In its petition to the National Highway Traffic Safety Administration, the institute cites a series of low-speed crash tests to make its case. The tests involved four midsize SUVs striking the back of a typical midsize car at 10 miles per hour. One of the SUVS — a Ford Explorer — does a better job than three others (Hummer H3, Jeep Grand Cherokee and Mitsubishi Endeavor) of resisting damage in low-speed crashes and minimizing damage to the vehicles with which it collides.
"One big difference is that the Explorer's bumpers line up pretty well with those on cars, so when this SUV hits a car or a car hits it, the bumpers on both vehicles engage instead of over- and underriding each other," said Institute President Adrian Lund. Once engaged, the bumpers absorb a lot of energy, protecting the vehicles from expensive-to-repair damage to safety-related parts and sheet metal.
"When cars collide with other cars, their bumpers usually line up pretty well," Lund noted. "But in SUV-to-car crashes, the bumpers often don't match up at all, and the result is thousands of dollars of unnecessary damage in low-speed crashes."
The front bumpers on the H3, Grand Cherokee and Endeavor were so high that they overrode the rear bumpers of the stationary Hyundai Sonatas in the institute tests, the institute reported. Damage to the Sonatas ranged from $3,891 to $4,737. Even the SUVs sustained more than $1,000 damage each. In contrast, the Explorer sustained less than $1,000 damage in the same front-into-rear test, and it inflicted only about one-third as much damage on the Sonata as the worst performer among the four SUVs, the H3.
The three poor-performing SUVs had some of the highest insurance losses under property damage liability coverage during 2005-07, the institute said. That is, they inflicted excess damage on the vehicles with which they collided. The Explorer had lower-than-average losses under the same insurance coverage during the same years.
"There's no evidence that the relatively effective bumpers on the Ford Explorer compromise its off-road performance or its utility at loading ramps," Lund said. "The Explorer shows that you can still have the utility of an SUV without making bumpers so high that they don't line up with cars."

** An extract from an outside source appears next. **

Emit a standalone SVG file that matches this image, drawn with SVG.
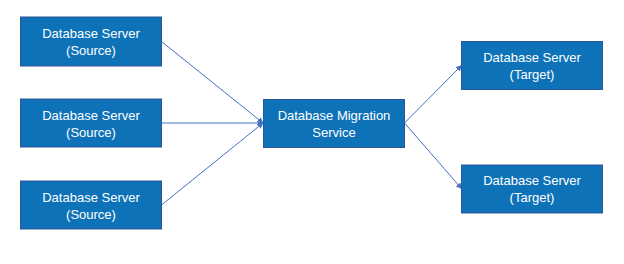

In fact, light trucks in the 1970-80s had lower bumpers — 19 inches or less — than many of today's models, and they still were used off-road and at loading ramps. Many of today's light truck bumpers measure more than 20 inches tall.
"It's only an inch or so of difference in bumper height," Lund pointed out, "but it's an important inch when you consider that car bumper heights have to be 16 to 20 inches from the ground. That's the federal rule, so anything taller than 20 inches won't line up with a car bumper — and most light truck bumpers today don't."

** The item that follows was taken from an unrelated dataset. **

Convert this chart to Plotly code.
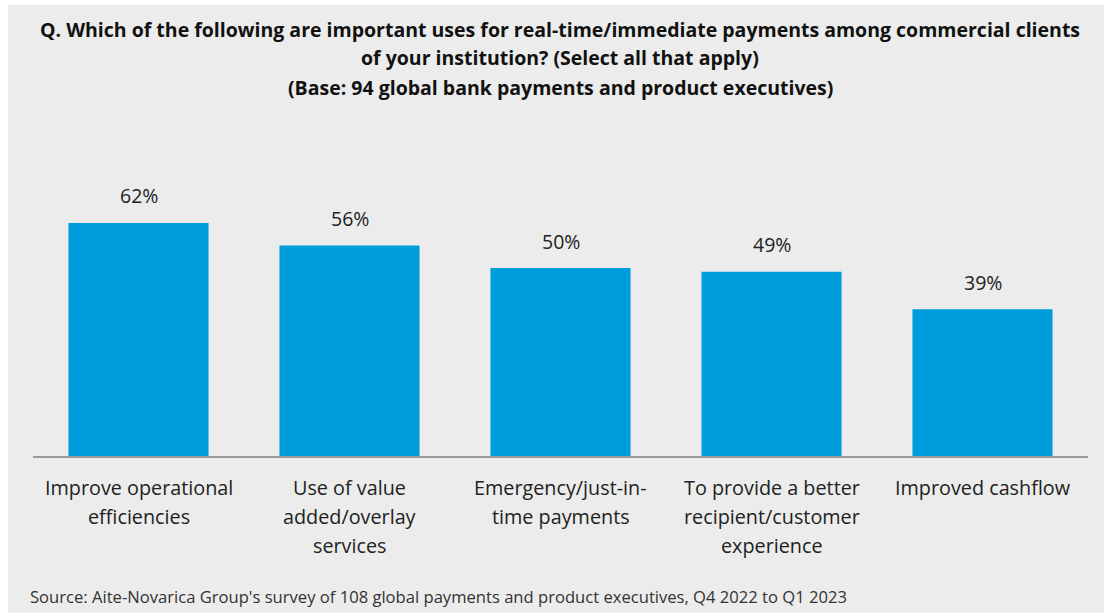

At the National Highway Traffic Safety Administration's own behest, automakers have been working since 2003 to improve the compatibility between cars and light trucks in front and side collisions that occur at higher speeds. Many light trucks already meet the design criteria the manufacturers agreed on to reduce injuries to people in cars struck by the heavier, higher riding passenger vehicles. All light trucks built after Sept. 1, 2009, will meet the criteria to improve vehicle compatibility in serious crashes. But the institute said that addressing bumper mismatch would also help this effort.
"It's a win-win," Lund said. "One program would complement the other, and the result could be to improve both occupant protection in high-speed crashes and resistance to vehicle damage in collisions at slower speeds. All the agency has to do is regulate light truck bumpers."